I read something alarming in the daily “Best of GoComics” e-mail this morning. It was a panel of Dave Whamond’s **Reality Check**. It’s a panel comic, although it stands out from the pack by having a squirrel character in the margins. And here’s the panel.

Certainly a solid enough pun to rate a mention. I don’t know of anyone actually doing a March Mathness bracket, but it’s not a bad idea. Rating mathematical terms for their importance or usefulness or just beauty might be fun. And might give a reason to talk about their meaning some. It’s a good angle to discuss what’s intersting about mathematical terms.

And that lets me segue into talking about a set of essays. The next few weeks see the NCAA college basketball tournament, March Madness. I’ve used that to write some stuff about information theory, as it applies to the question: is a basketball game interesting?

**How Interesting Is A Basketball Tournament?**leads the series off. From it I answer: 63.**What We Talk About When We Talk About How Interesting What We’re Talking About Is**fills in a bit of context. I answer 63*what*.**But How Interesting Is A Real Basketball Tournament?**starts to shade the answer, reflecting things like how the number 1 seed nearly always beats the number 16 seed. It had never happened, when I wrote this essay. The number 16 beat the number 1 seed for the first time, I think, last year.**But How Interesting Is A Basketball Score?**This doesn’t relate to the essay, but a few weeks ago I read a book about the New York Original Celtics, who played — and invented — much of professional basketball in the 1910s and 1920s, and it’s all fascinating but it also mentions newspaper clippings of, like, the greatest game anyone had ever seen and the score was 28 to 25. (The game had much less offense and much more defense back then, plus you couldn’t necessarily count on the hoop having features like a backboard or stuff.)**Doesn’t The Other Team Count? How Much?**Earlier I put up an answer about how interesting one team’s score was. The tricky part is the other team has a score, too, and you know it’s not the same as the first team’s. So, how to account for that?**A Little More Talk About What We Talk About When We Talk About How Interesting What We Talk About Is**as I circle back around to the 63 or some other number that’s appeared before, and I name just what the 63 of things are.

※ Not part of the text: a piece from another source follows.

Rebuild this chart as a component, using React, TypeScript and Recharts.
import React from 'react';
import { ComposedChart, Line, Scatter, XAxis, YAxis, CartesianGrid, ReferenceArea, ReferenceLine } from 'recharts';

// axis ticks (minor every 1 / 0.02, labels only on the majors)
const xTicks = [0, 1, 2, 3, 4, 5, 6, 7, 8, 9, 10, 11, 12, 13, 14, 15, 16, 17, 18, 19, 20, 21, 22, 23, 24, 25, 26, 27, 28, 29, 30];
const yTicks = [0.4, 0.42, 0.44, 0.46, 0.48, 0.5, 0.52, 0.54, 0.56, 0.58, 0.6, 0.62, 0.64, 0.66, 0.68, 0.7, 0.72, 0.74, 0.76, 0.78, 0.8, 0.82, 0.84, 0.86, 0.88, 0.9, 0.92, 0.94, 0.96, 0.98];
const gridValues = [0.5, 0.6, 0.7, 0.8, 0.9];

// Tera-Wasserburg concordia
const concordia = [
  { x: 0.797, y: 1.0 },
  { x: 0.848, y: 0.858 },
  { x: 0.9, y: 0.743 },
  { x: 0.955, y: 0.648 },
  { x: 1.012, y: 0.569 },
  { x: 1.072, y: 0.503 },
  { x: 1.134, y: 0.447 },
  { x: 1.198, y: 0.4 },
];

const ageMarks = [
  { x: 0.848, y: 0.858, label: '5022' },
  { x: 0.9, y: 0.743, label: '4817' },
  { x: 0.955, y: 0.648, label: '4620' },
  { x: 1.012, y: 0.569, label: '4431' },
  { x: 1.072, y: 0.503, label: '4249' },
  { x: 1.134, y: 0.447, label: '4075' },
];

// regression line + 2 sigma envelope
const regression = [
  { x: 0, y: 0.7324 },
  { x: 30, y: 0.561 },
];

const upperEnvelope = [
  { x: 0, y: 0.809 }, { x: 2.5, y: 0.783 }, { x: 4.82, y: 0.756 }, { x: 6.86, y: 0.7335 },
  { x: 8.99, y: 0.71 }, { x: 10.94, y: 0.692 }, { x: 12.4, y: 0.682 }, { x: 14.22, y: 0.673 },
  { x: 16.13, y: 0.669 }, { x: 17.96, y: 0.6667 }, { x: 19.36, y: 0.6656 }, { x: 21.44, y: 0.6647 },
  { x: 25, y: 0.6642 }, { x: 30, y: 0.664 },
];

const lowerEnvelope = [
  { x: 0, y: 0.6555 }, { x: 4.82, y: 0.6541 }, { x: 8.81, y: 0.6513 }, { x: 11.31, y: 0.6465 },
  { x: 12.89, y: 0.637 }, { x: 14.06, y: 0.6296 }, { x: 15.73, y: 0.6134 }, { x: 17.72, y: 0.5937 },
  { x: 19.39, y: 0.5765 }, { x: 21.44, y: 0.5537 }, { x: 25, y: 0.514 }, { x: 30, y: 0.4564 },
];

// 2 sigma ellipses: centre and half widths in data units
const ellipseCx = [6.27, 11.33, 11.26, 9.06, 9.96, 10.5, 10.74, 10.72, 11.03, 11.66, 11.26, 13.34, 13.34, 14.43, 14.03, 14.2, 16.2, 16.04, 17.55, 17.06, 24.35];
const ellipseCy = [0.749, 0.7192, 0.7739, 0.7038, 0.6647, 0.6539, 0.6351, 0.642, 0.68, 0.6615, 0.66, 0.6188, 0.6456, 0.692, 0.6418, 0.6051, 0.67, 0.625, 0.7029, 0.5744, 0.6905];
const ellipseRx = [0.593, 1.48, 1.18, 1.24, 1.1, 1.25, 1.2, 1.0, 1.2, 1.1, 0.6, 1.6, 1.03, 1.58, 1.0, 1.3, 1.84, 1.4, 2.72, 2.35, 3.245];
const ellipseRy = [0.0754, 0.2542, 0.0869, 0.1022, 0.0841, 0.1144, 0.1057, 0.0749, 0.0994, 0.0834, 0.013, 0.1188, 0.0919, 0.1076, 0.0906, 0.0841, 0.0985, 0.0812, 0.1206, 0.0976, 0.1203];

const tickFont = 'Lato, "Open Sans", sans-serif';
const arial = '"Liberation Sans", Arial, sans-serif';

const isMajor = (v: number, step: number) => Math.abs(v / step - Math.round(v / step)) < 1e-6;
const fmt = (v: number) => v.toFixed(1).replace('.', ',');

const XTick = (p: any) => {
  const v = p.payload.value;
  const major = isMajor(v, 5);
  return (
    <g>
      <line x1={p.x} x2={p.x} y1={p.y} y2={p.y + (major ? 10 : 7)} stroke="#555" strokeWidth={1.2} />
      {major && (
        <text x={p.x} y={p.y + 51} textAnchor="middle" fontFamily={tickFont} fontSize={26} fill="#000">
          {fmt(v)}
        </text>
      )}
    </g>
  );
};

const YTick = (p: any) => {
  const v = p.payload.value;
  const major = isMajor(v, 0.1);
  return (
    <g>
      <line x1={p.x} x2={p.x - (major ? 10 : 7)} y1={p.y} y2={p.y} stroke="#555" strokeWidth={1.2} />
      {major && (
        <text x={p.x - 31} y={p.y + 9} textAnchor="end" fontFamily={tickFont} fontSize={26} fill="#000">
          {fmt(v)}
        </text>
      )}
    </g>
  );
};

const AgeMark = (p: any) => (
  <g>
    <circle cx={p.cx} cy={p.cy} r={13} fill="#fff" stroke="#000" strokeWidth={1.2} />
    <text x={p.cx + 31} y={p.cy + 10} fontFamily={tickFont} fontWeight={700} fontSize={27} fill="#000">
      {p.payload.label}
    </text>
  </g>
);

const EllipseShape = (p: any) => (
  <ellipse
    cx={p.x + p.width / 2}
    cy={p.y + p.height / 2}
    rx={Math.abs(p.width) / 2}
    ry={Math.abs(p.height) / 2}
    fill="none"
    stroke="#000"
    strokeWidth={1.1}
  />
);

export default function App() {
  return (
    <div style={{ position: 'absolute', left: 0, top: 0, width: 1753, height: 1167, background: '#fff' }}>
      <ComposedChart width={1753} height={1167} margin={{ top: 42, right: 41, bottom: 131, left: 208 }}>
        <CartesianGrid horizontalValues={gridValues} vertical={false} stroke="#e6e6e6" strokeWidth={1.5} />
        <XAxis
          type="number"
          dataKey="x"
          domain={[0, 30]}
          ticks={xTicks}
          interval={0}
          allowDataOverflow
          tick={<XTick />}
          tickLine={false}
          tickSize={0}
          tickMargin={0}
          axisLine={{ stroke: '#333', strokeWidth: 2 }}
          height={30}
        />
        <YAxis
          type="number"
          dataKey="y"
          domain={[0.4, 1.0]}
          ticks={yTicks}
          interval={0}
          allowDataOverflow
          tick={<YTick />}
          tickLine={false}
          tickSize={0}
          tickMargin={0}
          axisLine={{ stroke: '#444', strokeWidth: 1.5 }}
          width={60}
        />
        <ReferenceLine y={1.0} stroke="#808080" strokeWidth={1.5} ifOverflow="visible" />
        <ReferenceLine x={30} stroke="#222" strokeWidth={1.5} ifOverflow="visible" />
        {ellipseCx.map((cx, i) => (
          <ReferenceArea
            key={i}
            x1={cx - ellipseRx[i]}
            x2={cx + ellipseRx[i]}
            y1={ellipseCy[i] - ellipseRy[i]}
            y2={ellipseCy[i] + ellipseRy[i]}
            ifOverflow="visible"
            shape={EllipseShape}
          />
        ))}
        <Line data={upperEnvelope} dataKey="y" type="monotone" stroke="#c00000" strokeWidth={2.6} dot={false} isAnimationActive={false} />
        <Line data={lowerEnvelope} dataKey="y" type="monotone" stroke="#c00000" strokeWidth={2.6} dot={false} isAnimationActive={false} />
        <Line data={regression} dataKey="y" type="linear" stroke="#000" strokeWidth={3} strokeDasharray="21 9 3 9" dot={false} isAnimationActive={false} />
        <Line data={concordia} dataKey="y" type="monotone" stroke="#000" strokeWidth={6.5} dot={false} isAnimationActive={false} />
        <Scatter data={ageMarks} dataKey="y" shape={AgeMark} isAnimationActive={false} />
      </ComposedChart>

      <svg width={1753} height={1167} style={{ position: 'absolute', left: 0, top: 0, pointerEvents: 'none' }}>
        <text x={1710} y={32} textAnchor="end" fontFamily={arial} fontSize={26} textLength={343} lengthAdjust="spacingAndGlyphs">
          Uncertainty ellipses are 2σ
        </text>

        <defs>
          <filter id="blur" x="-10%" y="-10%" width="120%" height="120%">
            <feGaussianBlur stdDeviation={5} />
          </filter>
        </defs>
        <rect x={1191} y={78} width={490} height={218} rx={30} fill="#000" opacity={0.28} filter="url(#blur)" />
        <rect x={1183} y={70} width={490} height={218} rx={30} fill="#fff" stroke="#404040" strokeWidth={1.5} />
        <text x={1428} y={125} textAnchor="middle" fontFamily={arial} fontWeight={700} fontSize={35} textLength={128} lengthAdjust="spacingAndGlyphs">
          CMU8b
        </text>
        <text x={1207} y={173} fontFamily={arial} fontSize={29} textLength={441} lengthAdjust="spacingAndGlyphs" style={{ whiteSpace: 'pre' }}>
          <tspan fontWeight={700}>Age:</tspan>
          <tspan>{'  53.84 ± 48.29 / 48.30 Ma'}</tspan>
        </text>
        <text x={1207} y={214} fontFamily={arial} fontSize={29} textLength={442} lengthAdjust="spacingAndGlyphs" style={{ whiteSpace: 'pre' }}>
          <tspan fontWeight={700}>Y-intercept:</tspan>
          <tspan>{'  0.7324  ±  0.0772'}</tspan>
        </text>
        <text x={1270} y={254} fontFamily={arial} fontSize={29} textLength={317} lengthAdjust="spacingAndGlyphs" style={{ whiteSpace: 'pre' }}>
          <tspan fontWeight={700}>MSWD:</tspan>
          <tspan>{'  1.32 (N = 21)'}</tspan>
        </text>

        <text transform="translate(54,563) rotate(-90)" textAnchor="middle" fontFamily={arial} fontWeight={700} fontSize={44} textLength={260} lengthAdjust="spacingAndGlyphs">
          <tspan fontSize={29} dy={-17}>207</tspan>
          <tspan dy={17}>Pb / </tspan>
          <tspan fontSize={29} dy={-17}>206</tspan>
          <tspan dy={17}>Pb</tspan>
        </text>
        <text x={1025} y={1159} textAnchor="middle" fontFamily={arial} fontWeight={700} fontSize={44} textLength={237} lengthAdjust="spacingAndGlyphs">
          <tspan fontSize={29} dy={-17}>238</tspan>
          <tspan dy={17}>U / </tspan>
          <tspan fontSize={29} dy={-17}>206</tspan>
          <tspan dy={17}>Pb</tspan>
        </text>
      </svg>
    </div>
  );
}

Along the way here I got to looking up actual scoring results from major sports. This let me estimate the information-theory content of the scores of soccer, (US) football, and baseball scores, to match my estimate of basketball scores’ information content.

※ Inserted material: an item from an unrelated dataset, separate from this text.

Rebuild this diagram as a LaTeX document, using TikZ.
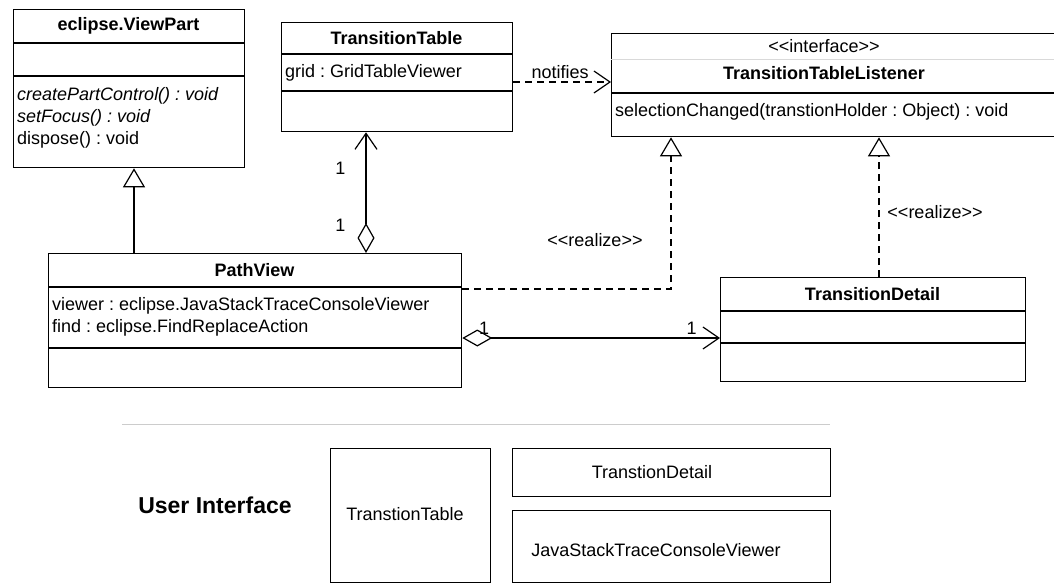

**How Interesting Is A Football Score?**Football scoring is a complicated thing. But I was able to find a trove of historical data to give me an estimate of the information theory content of a score.**How Interesting Is A Baseball Score? Some Partial Results**I found some summaries of actual historical baseball scores. Somehow I couldn’t find the detail I wanted for baseball, a sport that since 1845 has kept track of every possible bit of information, including how long the games*ran,*about every game ever. I made do, though.**How Interesting Is A Baseball Score? Some Further Results**Since I found some more detailed summaries and refined the estimate a little.**How Interesting Is A Low-Scoring Game?**And here, well, I start making up scores. It’s meant to represent low-scoring games such as soccer, hockey, or baseball to draw some conclusions. This includes the question: just because a distribution of small whole numbers is good for mathematicians, is that a good match for what sports scores are like?